_DATA SHOWN_
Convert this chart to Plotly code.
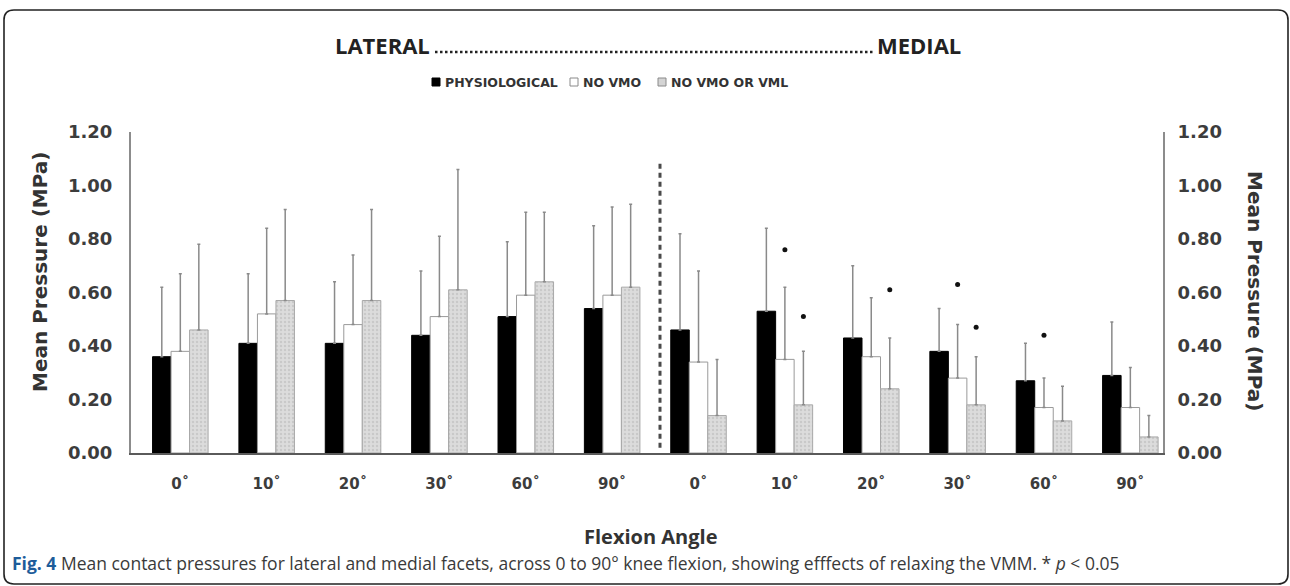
import plotly.graph_objects as go

# ---------------- data ----------------
angle_labels = ["0˚", "10˚", "20˚", "30˚", "60˚", "90˚", "0˚", "10˚", "20˚", "30˚", "60˚", "90˚"]
series_names = ["PHYSIOLOGICAL", "NO VMO", "NO VMO OR VML"]

physiological = [0.36, 0.41, 0.41, 0.44, 0.51, 0.54, 0.46, 0.53, 0.43, 0.38, 0.27, 0.29]
physiological_top = [0.62, 0.67, 0.64, 0.68, 0.79, 0.85, 0.82, 0.84, 0.70, 0.54, 0.41, 0.49]
no_vmo = [0.38, 0.52, 0.48, 0.51, 0.59, 0.59, 0.34, 0.35, 0.36, 0.28, 0.17, 0.17]
no_vmo_top = [0.67, 0.84, 0.74, 0.81, 0.90, 0.92, 0.68, 0.62, 0.58, 0.48, 0.28, 0.32]
no_vmo_vml = [0.46, 0.57, 0.57, 0.61, 0.64, 0.62, 0.14, 0.18, 0.24, 0.18, 0.12, 0.06]
no_vmo_vml_top = [0.78, 0.91, 0.91, 1.06, 0.90, 0.93, 0.35, 0.38, 0.43, 0.36, 0.25, 0.14]

# significance markers (* p < 0.05): group index, series index, height
star_group = [7, 7, 8, 9, 9, 10]
star_series = [1, 2, 2, 1, 2, 1]
star_y = [0.76, 0.51, 0.61, 0.63, 0.47, 0.44]

y_ticks = [0.0, 0.2, 0.4, 0.6, 0.8, 1.0, 1.2]

# ---------------- layout helpers ----------------
W, H = 1290, 586
L, R, T, B = 131, 1163, 132, 453
BARGAP = 0.357
bar_w = (1 - BARGAP) / 3


def px(xp):
    return (xp - L) / (R - L)


def py(yp):
    return (B - yp) / (B - T)


x = list(range(len(angle_labels)))

fig = go.Figure()

styles = [
    dict(color="#000000", line=dict(color="#000000", width=1)),
    dict(color="#ffffff", line=dict(color="#9a9a9a", width=1)),
    dict(color="#d9d9d9", line=dict(color="#a8a8a8", width=1),
         pattern=dict(shape=".", fgcolor="#b5b5b5", bgcolor="#dcdcdc", size=4, solidity=0.3)),
]
vals = [physiological, no_vmo, no_vmo_vml]
tops = [physiological_top, no_vmo_top, no_vmo_vml_top]

for name, v, t, st in zip(series_names, vals, tops, styles):
    fig.add_trace(go.Bar(
        x=x, y=v, name=name, marker=st,
        error_y=dict(type="data", symmetric=False,
                     array=[tt - vv for tt, vv in zip(t, v)],
                     arrayminus=[0] * len(v),
                     color="#8a8a8a", thickness=1.5, width=1.5),
        showlegend=False,
    ))

fig.add_trace(go.Scatter(
    x=[g + (s - 1) * bar_w for g, s in zip(star_group, star_series)],
    y=star_y, mode="markers",
    marker=dict(symbol="circle", size=5, color="#111111"),
    showlegend=False, hoverinfo="skip",
))

# invisible trace to carry the right axis
fig.add_trace(go.Scatter(x=[0], y=[0], yaxis="y2", mode="markers",
                         marker=dict(opacity=0), showlegend=False, hoverinfo="skip"))

tick_font = dict(family="DejaVu Sans", size=18, color="#3c3c3c", weight="bold")

fig.update_layout(
    width=W, height=H,
    margin=dict(l=L, r=W - R, t=T, b=H - B, pad=0),
    paper_bgcolor="white", plot_bgcolor="white",
    barmode="group", bargap=BARGAP, bargroupgap=0,
    xaxis=dict(range=[-0.571, 11.378], tickmode="array", tickvals=x, ticktext=angle_labels,
               showgrid=False, zeroline=False, showline=True, linecolor="#5a5a5a", linewidth=2,
               ticks="", tickfont=dict(family="DejaVu Sans", size=15, color="#3c3c3c", weight="bold"),
               ticklabelstandoff=16),
    yaxis=dict(range=[0, 1.2], tickvals=y_ticks, tickformat=".2f", showgrid=False,
               zeroline=False, showline=True, linecolor="#8c8c8c", linewidth=2, ticks="",
               tickfont=tick_font, ticklabelstandoff=13),
    yaxis2=dict(range=[0, 1.2], tickvals=y_ticks, tickformat=".2f", showgrid=False,
                zeroline=False, showline=True, linecolor="#8c8c8c", linewidth=2, ticks="",
                overlaying="y", side="right", tickfont=tick_font, ticklabelstandoff=9),
    showlegend=False,
)

# dashed divider between lateral and medial facets
fig.add_shape(type="line", xref="x", yref="y", x0=5.554, x1=5.554, y0=0.02, y1=1.085,
              line=dict(color="#4a4a4a", width=3, dash="5px,4px"))

# rounded border around the figure
x0, x1, y0, y1, r = 4, 1288, 10, 584, 10
rx = r / (R - L)
ry = r / (B - T)
X0, X1, Y0, Y1 = px(x0), px(x1), py(y0), py(y1)
path = (f"M {X0+rx},{Y0} L {X1-rx},{Y0} Q {X1},{Y0} {X1},{Y0-ry} "
        f"L {X1},{Y1+ry} Q {X1},{Y1} {X1-rx},{Y1} L {X0+rx},{Y1} Q {X0},{Y1} {X0},{Y1+ry} "
        f"L {X0},{Y0-ry} Q {X0},{Y0} {X0+rx},{Y0} Z")
fig.add_shape(type="path", xref="paper", yref="paper", path=path,
              line=dict(color="#222222", width=1.6))

# manual legend
leg_x = [436, 574, 662]
leg_fill = ["#000000", "#ffffff", "#d4d4d4"]
leg_line = ["#000000", "#8a8a8a", "#8a8a8a"]
for lx, fc, lc, name in zip(leg_x, leg_fill, leg_line, series_names):
    fig.add_shape(type="rect", xref="paper", yref="paper",
                  x0=px(lx - 4), x1=px(lx + 4), y0=py(86), y1=py(78),
                  fillcolor=fc, line=dict(color=lc, width=1))
    fig.add_annotation(xref="paper", yref="paper", x=px(lx + 7), y=py(82), text=name,
                       showarrow=False, xanchor="left", yanchor="middle",
                       font=dict(family="DejaVu Sans", size=12.5, color="#333333", weight="bold"))

# header: LATERAL ........ MEDIAL
head_font = dict(family="Open Sans", size=22, color="#222222", weight="bold")
fig.add_annotation(xref="paper", yref="paper", x=px(333), y=py(45), text="LATERAL",
                   showarrow=False, xanchor="left", yanchor="middle", font=head_font)
fig.add_annotation(xref="paper", yref="paper", x=px(963), y=py(45), text="MEDIAL",
                   showarrow=False, xanchor="right", yanchor="middle", font=head_font)
fig.add_shape(type="line", xref="paper", yref="paper", x0=px(435), x1=px(875), y0=py(52), y1=py(52),
              line=dict(color="#222222", width=2.5, dash="2.5px,2.5px"))

# axis titles
title_font = dict(family="DejaVu Sans", size=20, color="#333333", weight="bold")
fig.add_annotation(xref="paper", yref="paper", x=px(40), y=py(272), text="Mean Pressure (MPa)",
                   textangle=-90, showarrow=False, xanchor="center", yanchor="middle", font=title_font)
fig.add_annotation(xref="paper", yref="paper", x=px(1255), y=py(291), text="Mean Pressure (MPa)",
                   textangle=90, showarrow=False, xanchor="center", yanchor="middle", font=title_font)
fig.add_annotation(xref="paper", yref="paper", x=px(650), y=py(536), text="Flexion Angle",
                   showarrow=False, xanchor="center", yanchor="middle",
                   font=dict(family="Open Sans", size=20, color="#333333", weight="bold"))

# caption
fig.add_annotation(xref="paper", yref="paper", x=px(10), y=py(563),
                   text=("<span style='color:#1d5c9a'><b>Fig. 4</b></span> Mean contact pressures for lateral "
                         "and medial facets, across 0 to 90° knee flexion, showing efffects of relaxing the VMM. "
                         "* <i>p</i> &lt; 0.05"),
                   showarrow=False, xanchor="left", yanchor="middle",
                   font=dict(family="Open Sans", size=17.5, color="#3a3a3a"))

fig.write_html("out.html", post_script="document.body.style.margin='0';",
               config={"displayModeBar": False})
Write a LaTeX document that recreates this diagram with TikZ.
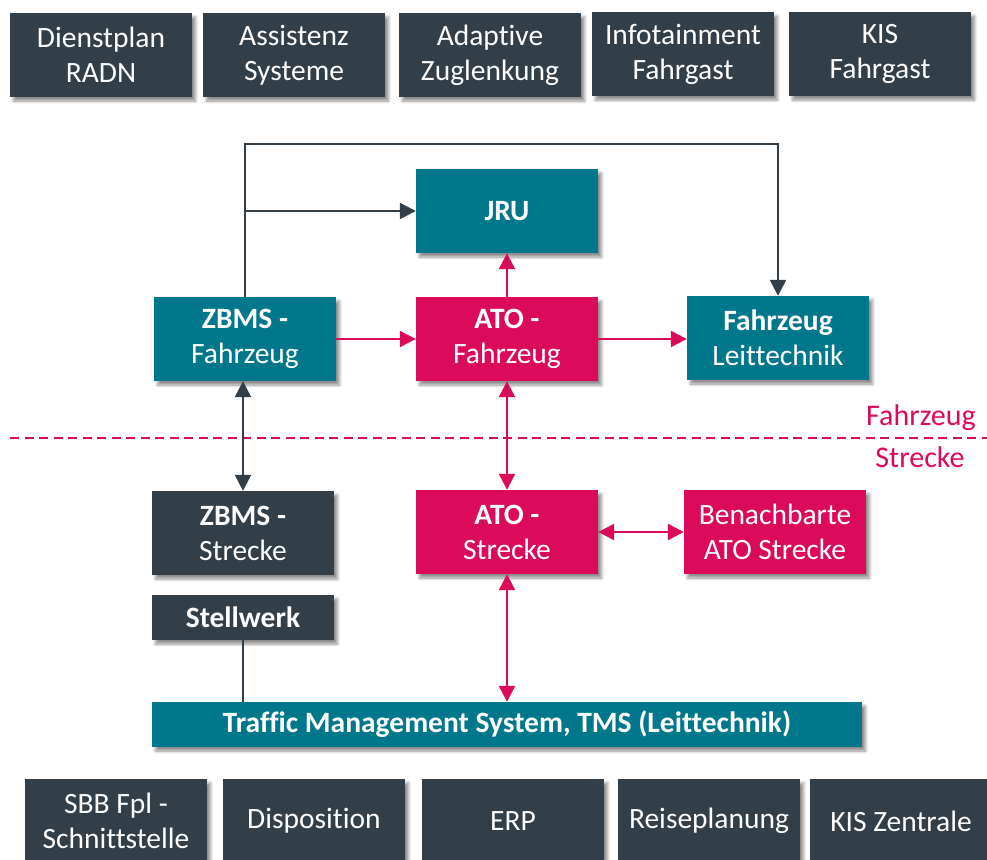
\documentclass[tikz,border=0pt]{standalone}
\usepackage{fontspec}
\setmainfont{Carlito}[Ligatures={NoCommon}]
\usetikzlibrary{arrows.meta,shadows.blur,calc}
\definecolor{slate}{HTML}{333F48}
\definecolor{petrol}{HTML}{00778A}
\definecolor{ruby}{HTML}{DC0A5A}
\tikzset{
  box/.style={rectangle, inner sep=0pt, align=center, text=white,
    minimum width=182pt, minimum height=84pt,
    font=\fontsize{29.5}{35}\selectfont,
    blur shadow={shadow xshift=3.5pt, shadow yshift=-4pt, shadow blur steps=6, shadow opacity=45, shadow blur radius=3pt}},
  darkbox/.style={box, fill=slate},
  tealbox/.style={box, fill=petrol},
  redbox/.style={box, fill=ruby},
  link/.style={line width=2.4pt},
  tip/.style={-{Triangle[length=16pt,width=16pt]}},
  twotips/.style={{Triangle[length=16pt,width=16pt]}-{Triangle[length=16pt,width=16pt]}},
  sidelabel/.style={text=ruby, font=\fontsize{30}{36}\selectfont, inner sep=0pt},
}
\begin{document}
\begin{tikzpicture}[x=1pt,y=-1pt]
\useasboundingbox (0,0) rectangle (987,859);

% top row of applications
\node[darkbox] (dienst) at (101,55) {Dienstplan\\RADN};
\node[darkbox] (assist) at (294,55) {Assistenz\\Systeme};
\node[darkbox] (adapt)  at (490,55) {Adaptive\\Zuglenkung};
\node[darkbox] (info)   at (683,54) {Infotainment\\Fahrgast};
\node[darkbox] (kisfg)  at (880,54) {KIS\\Fahrgast};

% vehicle side
\node[tealbox] (jru)   at (507,211) {\textbf{JRU}};
\node[tealbox] (zbmsf) at (245,339) {\textbf{ZBMS -}\\Fahrzeug};
\node[redbox]  (atof)  at (507,339) {\textbf{ATO -}\\Fahrzeug};
\node[tealbox] (flt)   at (778,338) {\textbf{Fahrzeug}\\Leittechnik};

% boundary vehicle / track
\coordinate (dl) at (10,438);
\coordinate (dr) at (987,438);
\draw[ruby, line width=1.8pt, dash pattern=on 9pt off 5.5pt] (dl) -- (dr);
\node[sidelabel] (lblf) at (921,418) {Fahrzeug};
\node[sidelabel] (lbls) at (920,457) {Strecke};

% track side
\node[darkbox] (zbmss) at (243,533) {\textbf{ZBMS -}\\Strecke};
\node[redbox]  (atos)  at (507,532) {\textbf{ATO -}\\Strecke};
\node[redbox]  (nach)  at (775,532) {Benachbarte\\ATO Strecke};
\node[darkbox, minimum height=45pt] (stw) at (243,617.5) {\textbf{Stellwerk}};
\node[tealbox, minimum width=710pt, minimum height=45pt] (tms) at (507,724.5)
  {\textbf{Traffic Management System, TMS (Leittechnik)}};

% bottom row of central systems
\node[darkbox] (sbb)  at (116,821) {SBB Fpl -\\Schnittstelle};
\node[darkbox] (dispo) at (314,821) {Disposition};
\node[darkbox] (erp)  at (513,821) {ERP};
\node[darkbox] (reise) at (709,821) {Reiseplanung};
\node[darkbox] (kisz) at (901,821) {KIS Zentrale};

% connectors
\coordinate (topl) at ($(zbmsf.north)+(0,-153)$);
\coordinate (jrub) at (zbmsf.north |- jru.west);
\draw[slate, link, tip] (zbmsf.north) -- (topl) -| (flt.north);
\draw[slate, link, tip] (jrub) -- (jru.west);
\draw[ruby, link, tip] (zbmsf.east) -- (atof.west);
\draw[ruby, link, tip] (atof.east) -- (flt.west |- atof.east);
\draw[ruby, link, tip] (atof.north) -- (jru.south);
\draw[slate, link, twotips] (zbmss.north |- zbmsf.south) -- (zbmss.north);
\draw[ruby, link, twotips] (atof.south) -- (atos.north);
\draw[ruby, link, twotips] (atos.east) -- (nach.west);
\draw[ruby, link, twotips] (atos.south) -- (tms.north -| atos.south);
\draw[slate, link] (stw.south) -- (tms.north -| stw.south);
\end{tikzpicture}
\end{document}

_INSTRUCTION_
Determine the count of lines in the data above with the string "this" in them, and give that count alone.

_THE RESULT_
2